Budget 2025 : Bercy aurait ignoré des notes confidentielles alarmantes concernant l’état des finances publiques
© Yaghobzadeh Alfred/ABACA - Ministère de l'Économie
En 2024, le déficit public en France pourrait dépasser les 6 % du PIB. Selon une enquête menée par l'Œil du 20 heures, publiée jeudi 10 octobre, le ministère de l’Économie aurait pu prévoir cette tendance grâce à des notes confidentielles datant de l’année dernière.

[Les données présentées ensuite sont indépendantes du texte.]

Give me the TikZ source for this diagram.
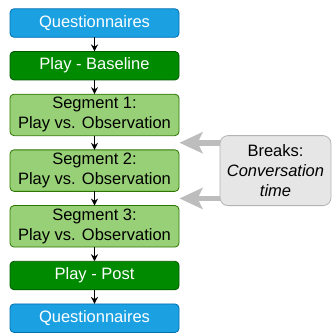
\documentclass[tikz,border=0pt]{standalone}
\usepackage{fontspec}
\setmainfont{Liberation Sans}
\usetikzlibrary{positioning,arrows.meta,calc}

\definecolor{qblue}{HTML}{1BA1E2}
\definecolor{qblueline}{HTML}{006EAF}
\definecolor{playgreen}{HTML}{008A00}
\definecolor{playgreenline}{HTML}{005700}
\definecolor{seggreen}{HTML}{97D077}
\definecolor{seggreenline}{HTML}{2D7600}
\definecolor{breakfill}{HTML}{E6E6E6}
\definecolor{breakline}{HTML}{B3B3B3}
\definecolor{breakarrow}{HTML}{BDBDBD}

\begin{document}
\begin{tikzpicture}[node distance=14.2pt, font=\fontsize{16.5}{20}\selectfont]
    \tikzstyle{stage}=[rectangle,rounded corners=4pt,line width=0.8pt,minimum width=169pt,inner sep=2pt,outer sep=0pt,align=center]
    \tikzstyle{quest stage}=[stage, fill=qblue, draw=qblueline, text=white, minimum height=28.5pt];
    \tikzstyle{play stage}=[stage, fill=playgreen, draw=playgreenline, text=white, minimum height=28.5pt];
    \tikzstyle{seg stage}=[stage, fill=seggreen, draw=seggreenline, text=black, minimum height=41.5pt];
    \tikzstyle{breaks}=[stage, fill=breakfill, draw=breakline, minimum width=111pt, minimum height=70pt, rounded corners=8pt]
    \tikzstyle{flow}=[->, >={Stealth[length=7pt,width=7pt]}, line width=1.2pt, black]
    \tikzstyle{break arrow}=[-{Stealth[length=23pt,width=21pt,inset=5pt]}, line width=5.5pt, draw=breakarrow, shorten >=0.5pt]

    \useasboundingbox (0,0) rectangle (332pt,-333pt);

    % Stages from top to bottom
    \node[quest stage] (q-1) at (94.5pt,-23pt) {Questionnaires};
    \node[play stage, below=of q-1] (base) {Play - Baseline};
    \node[seg stage, below=of base] (seg-1) {Segment 1:\\Play vs. Observation};
    \node[seg stage, below=of seg-1] (seg-2) {Segment 2:\\Play vs. Observation};
    \node[seg stage, below=of seg-2] (seg-3) {Segment 3:\\Play vs. Observation};
    \node[play stage, below=of seg-3] (post) {Play - Post};
    \node[quest stage, below=of post] (q-2) {Questionnaires};

    % Connect each stage with the next one
    \foreach \source / \dest in {q-1/base, base/seg-1, seg-1/seg-2, seg-2/seg-3, seg-3/post, post/q-2}
        \draw[flow] (\source) -- (\dest);

    % Breaks between the segments
    \node[breaks, right=41pt of seg-2] (brk) {Breaks:\\\textit{Conversation}\\\textit{time}};
    \coordinate (gap-1) at ($(seg-1.south)!0.5!(seg-2.north)$);
    \coordinate (gap-2) at ($(seg-2.south)!0.5!(seg-3.north)$);
    \foreach \gap in {gap-1, gap-2}
        \draw[break arrow] (brk.west |- \gap) -- (seg-1.east |- \gap);
\end{tikzpicture}
\end{document}
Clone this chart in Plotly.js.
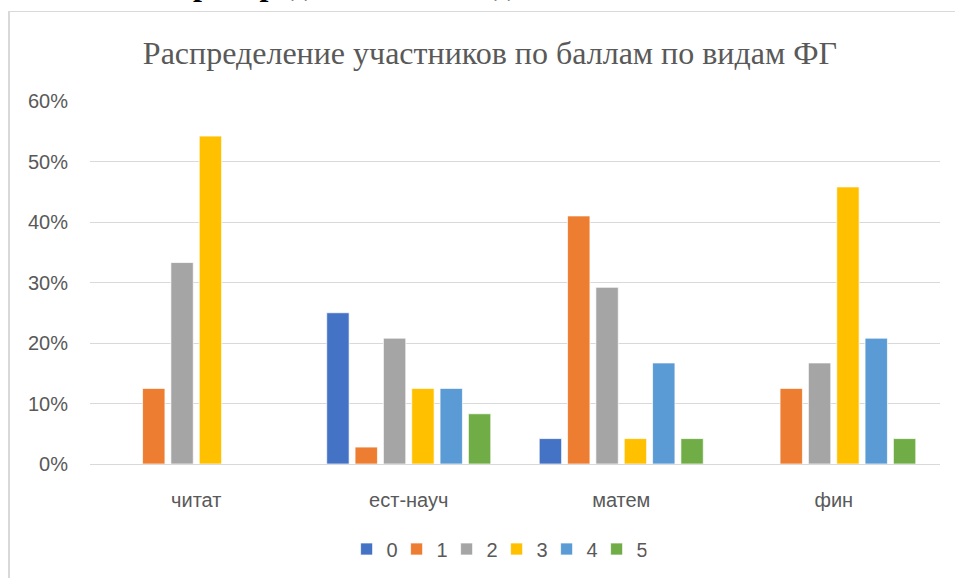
<!DOCTYPE html>
<html>
<head>
<meta charset="utf-8">
<script src="https://cdn.plot.ly/plotly-3.0.1.min.js"></script>
<style>
  html, body { margin: 0; padding: 0; background: #ffffff; overflow: hidden; }
  #wrap { position: relative; width: 955px; height: 578px; overflow: hidden; background: #fff; }
  #frame { position: absolute; left: 8px; top: 11px; width: 1100px; height: 700px;
           border-left: 2px solid #d9d9d9; border-top: 1px solid #d9d9d9; box-sizing: border-box; }
  #heading { position: absolute; left: 0; top: -34px; width: 955px; height: 36px; line-height: 36px;
             font-family: "Liberation Serif", serif; font-weight: bold; font-size: 32px;
             color: #000; white-space: nowrap; }
  #chart { position: absolute; left: 0; top: 0; width: 955px; height: 578px; }
</style>
</head>
<body>
<div id="wrap">
  <div id="heading"><span style="position:absolute; left:78px;">Анализ распределения по видам ФГ</span></div>
  <div id="frame"></div>
  <div id="chart"></div>
</div>
<script>
const chartTitle = "Распределение участников по баллам по видам ФГ";
const categories = ["читат", "ест-науч", "матем", "фин"];
const seriesNames = ["0", "1", "2", "3", "4", "5"];
const score0 = [0, 0.25, 0.042, 0];
const score1 = [0.125, 0.028, 0.41, 0.125];
const score2 = [0.333, 0.208, 0.292, 0.167];
const score3 = [0.542, 0.125, 0.042, 0.458];
const score4 = [0, 0.125, 0.167, 0.208];
const score5 = [0, 0.083, 0.042, 0.042];
const yTickVals = [0, 0.1, 0.2, 0.3, 0.4, 0.5, 0.6];
const yTickText = ["0%", "10%", "20%", "30%", "40%", "50%", "60%"];

const colors = ["#4472C4", "#ED7D31", "#A5A5A5", "#FFC000", "#5B9BD5", "#70AD47"];
const allScores = [score0, score1, score2, score3, score4, score5];

const traces = allScores.map((vals, i) => ({
  type: "bar",
  name: seriesNames[i],
  x: categories,
  y: vals,
  marker: { color: colors[i], line: { color: "rgba(255,255,255,0.7)", width: 1 } },
  hoverinfo: "x+y+name"
}));

const tickFont = { family: "Liberation Sans, Arial, sans-serif", size: 20, color: "#595959" };

const layout = {
  width: 955,
  height: 578,
  paper_bgcolor: "rgba(0,0,0,0)",
  plot_bgcolor: "rgba(0,0,0,0)",
  margin: { l: 90, r: 15, t: 101, b: 114 },
  barmode: "group",
  bargap: 0.2,
  bargroupgap: 0.21,
  title: {
    text: chartTitle,
    font: { family: "Liberation Serif, Times New Roman, serif", size: 32, color: "#595959" },
    xref: "container", x: 0.513, xanchor: "center",
    yref: "container", y: 1 - 53 / 578, yanchor: "middle"
  },
  xaxis: {
    type: "category",
    tickfont: tickFont,
    showgrid: false,
    showline: true,
    linecolor: "#d9d9d9",
    linewidth: 1,
    ticks: "",
    ticklabelstandoff: 18,
    fixedrange: true
  },
  yaxis: {
    range: [0, 0.6],
    tickvals: yTickVals,
    ticktext: yTickText,
    tickfont: tickFont,
    showgrid: true,
    gridcolor: "#d9d9d9",
    gridwidth: 1,
    zeroline: false,
    showline: false,
    ticks: "",
    ticklabelstandoff: 21,
    fixedrange: true
  },
  showlegend: true,
  legend: {
    orientation: "h",
    xref: "container", x: 0.52, xanchor: "center",
    yref: "container", y: 1 - 549 / 578, yanchor: "middle",
    font: { family: "Liberation Sans, Arial, sans-serif", size: 20, color: "#595959" },
    itemwidth: 30,
    entrywidth: 5,
    entrywidthmode: "pixels",
    traceorder: "normal",
    bgcolor: "rgba(0,0,0,0)"
  }
};

Plotly.newPlot("chart", traces, layout, { displayModeBar: false, staticPlot: true });
</script>
</body>
</html>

Une situation qui aurait pu être anticipée. Alors que l’état des finances publiques en France semble être au plus mal, France Télévisions a publié une enquête troublante. Dans l’Oeil du 20 heures, diffusé dans le journal télévisé de France 2 jeudi 10 octobre, nos confrères ont dévoilé le contenu de certaines notes confidentielles du ministère de l’Économie datant du 28 novembre 2023. Dans un mémo, Bercy prévient le cabinet de Bruno Le Maire, ministre de l'Économie de l’époque, que "l'activité française a ralenti de façon plus marquée que prévu." Une semaine plus tard, une nouvelle note alerte que le déficit pour l’année 2023 atteindrait 9,2 milliards d’euros, faute de recettes.
Dans les notes confidentielles, le directeur général du Trésor avait toutefois précisé que les chiffres n’étaient pas encore définitifs : "Il convient de rester prudent, mais la tendance n’est pas bonne." Une incertitude qui pousse les dirigeants à patienter. “Quand vous êtes en responsabilité, pour pouvoir agir, il faut avoir la bonne information et quand les directions d'administration vous disent : 'Il est trop tôt pour agir, il est trop tôt pour communiquer', c'est normal qu'on attende d'y voir clair", a expliqué Thomas Cazenave, ancien ministre délégué aux Comptes publics. Mais alors que la situation dérape, Bruno Le Maire a multiplié les déclarations annonçant vouloir atteindre les "4,4 % de déficit" du PIB. Pourtant, une note confidentielle émise en février 2024 révèle que celui-ci a atteint 5,7 %, soit une différence de 35 milliards d’euros.
"Une part de l'information a été retenue"
Inquiet, Jean-François Husson, sénateur républicain et rapporteur général du budget, a décidé de prendre les choses en main. Le 21 mars dernier, il s’est rendu à Bercy pour consulter des documents. "Et là, en trois heures, on découvre qu'il y a eu des alertes. Ça me conforte dans l'idée qu'on ne nous a pas tout dit, qu'une part de l'information a été retenue", a-t-il regretté auprès de France Télévisions, précisant qu’il avait demandé à Bruno Le Maire pourquoi il n’avait pas annoncé plus franchement les éléments dont il disposait. Ce à quoi l'ancien ministre avait répondu : "Ma responsabilité vis-à-vis des Français ne consistait pas à semer la panique en indiquant que le déficit allait atteindre 5,7 % du PIB, mais à prendre les mesures nécessaires pour contenir les conséquences d'un déficit 2023 supérieur à ce qui a été prévu."